To begin, a list of all of the basic data structures that may appear on a coding interview are in no particular order:
- tree
- heap
- trie
- linked list
- graph
- hash table
- queue
- stack
Before I dive into a brief description of each, concepts you must have a basic understanding of is Big-O time and space complexities. An excellent overview of these concepts can be found in the book Cracking the Coding Interview. The book is also floating around for free illegally on-line, but I won’t link to a place to download here. An reference for Big-O is the Big-O Cheat Sheet.
Trees - Binary Search Trees, Heaps, and Tries
From Wikipedia:
A tree data structure can be defined recursively (locally) as a collection of nodes (starting at a root node), where each node is a data structure consisting of a value, together with a list of references to nodes (the “children”), with the constraints that no reference is duplicated, and none points to the root.
Trees are useful because they offer faster search, insertion, and deletion then other common ordered data structures, like arrays. The average time complexity to search, insert, or deletion from an unsorted array is O(n), because each action is a function of the size of the array. In the case of a tree, search, insertion, and deletion time complexities are O(log(n)). To understand why this is, lets take a look at one of the most common types of trees: the binary search tree.
Binary Search Trees
A binary search tree is a tree where it’s nodes are sorted so that, starting from the root node, items on the left side of the tree are less than the root and items on the right side of the tree are greater than the root. This holds true for each subsequent level of the tree, with each node having a left child less than itself and a right child greater than itself.
The reason binary search trees are more efficient at search, insertion, and deletion than an unsorted array is that as each level is traversed a question is asked: would the node we are looking for be found in the left or the right subtree? Each time this question is answered, a new level is entered and half of the remaining nodes to be searched are removed. This continuous halving of the set to be searched can be represented by the logarithmic scale. This is how we arrive at the fact that the time complexity of search, insertion, and deletion for trees is O(log(n)).
For example:
If we are searching for the node 7, the traversal of the tree is as follows:
- Starting at the root, 8: 7 is less than 8, so continue down the left subtree to 3
- At 3: 7 is greater than 3, so continue down the right subtree to 6
- At 6: 7 is greater than 6, so continue down the right subtree to 7
- 7 is our value, so return node
Heaps
Heaps are also a tree based data structure that has one primary attribute: they satisfy the heap property.
From Wikipedia:
if P is a parent node of C, then the key (the value) of P is either greater than or equal to (in a max heap) or less than or equal to (in a min heap) the key of C. The node at the “top” of the heap (with no parents) is called the root node.

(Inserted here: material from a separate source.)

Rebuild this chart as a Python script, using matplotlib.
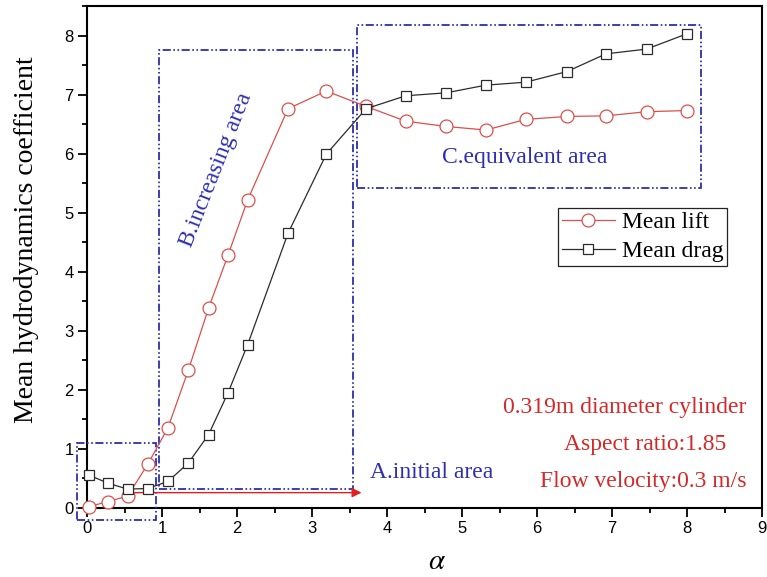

Heaps are also known as priority queues. They have similar strengths to binary search trees in that insert and delete are O(log(n)) time complexity. The primary differences between heaps and binary search trees are the fact that the root node contains the minimum or maximum value based on the structure of the tree and that they are only partially sorted. In this case, heaps are useful if access to the minimum or maximum value is required without a fully sorted dataset. Since the min or max is always accessible, the time complexity accessing these nodes is constant at O(1).
For example, this is a max heap:
Tries
A trie is anther tree type data structure. Nodes in a trie usually store strings. The primary difference between tries and other types of tries is that the position in the trie defines what value is stored in the node, where in other types of trees node values are not limited by position. One of the most common uses for a trie is to store all the words in a language, with the higher levels of the trie containing the shortest words and the lowest level of the trie containing the largest words.
For example, this is small subsection of an English language trie:
Graphs
In computer science, graphs are a programmatic implementation of mathematical graphs, where points on displayed on a plain, usually using x and y coordinates. The graph consists of vertex nodes connected by edges. Graphs can be directed, where the edges have a direction associated with them, or undirected where the direction of travel between points is unrestricted. Edges can also have their own value, usually representing distance. In this case, the graph will be considered weighted.
In programmatic terms, graphs are usually represented two ways:
- Adjacency List - A hash map, or basic JS object, that contains each vertex as a key and all of the edges associated with that vertex as an array of values.
- Adjacency Matrix - A multidimensional array where each element is an array. Each array is a row on the matrix, where the indices are keyed to the source vertices. Each index of the top level array is keyed to destination vertices.
For example, this is a directed graph with three vertices connected by three directed edges:
Stack
A stack is similar to an array; it is a data structure where orders matters. However, unlike an array a stack abides by the LIFO (last in, first out) principle, where the newest elements are removed first. In terms of an array, this corresponds to the common pop method that removes and returns the last element of an array. Elements are always added to a stack using the push method, adding them to the end of the collection of elements. A common way to visualize a stack is a stack of plates. You can only add new plates to the top of the stack and remove plates from the top as well.
A representation of a stack with push and pop operations:
Queue
A queue is also like a stack and an array, an ordered data structure. Instead, a queue abides by the FIFO (first in, first out) principle, where the oldest elements are removed first. You man see the common methods associated with queues called enqueue and dequeue. Simply put, enqueue adds to the queue, which corresponds to the push method for arrays. Dequeue removes from the front of the queue, which corresponds to the shift method for arrays. Queues can be conceptualize as people waiting in line where the person waiting in the line longest will be removed first and new persons are added to the back of the line.
That’s it for this post. Next post I will start diving into the actual code in JavaScript that makes up these data structures. I hope this post is helpful for anyone looking to learn computer science fundamentals. I will reiterate it is important to at least be aware that questions based on these data structures exist out there. You may or may not come across these as you try and find a job in the programming world, but I still think it’s valuable to take the time to learn each and every one since you never know when the knowledge may come in handy.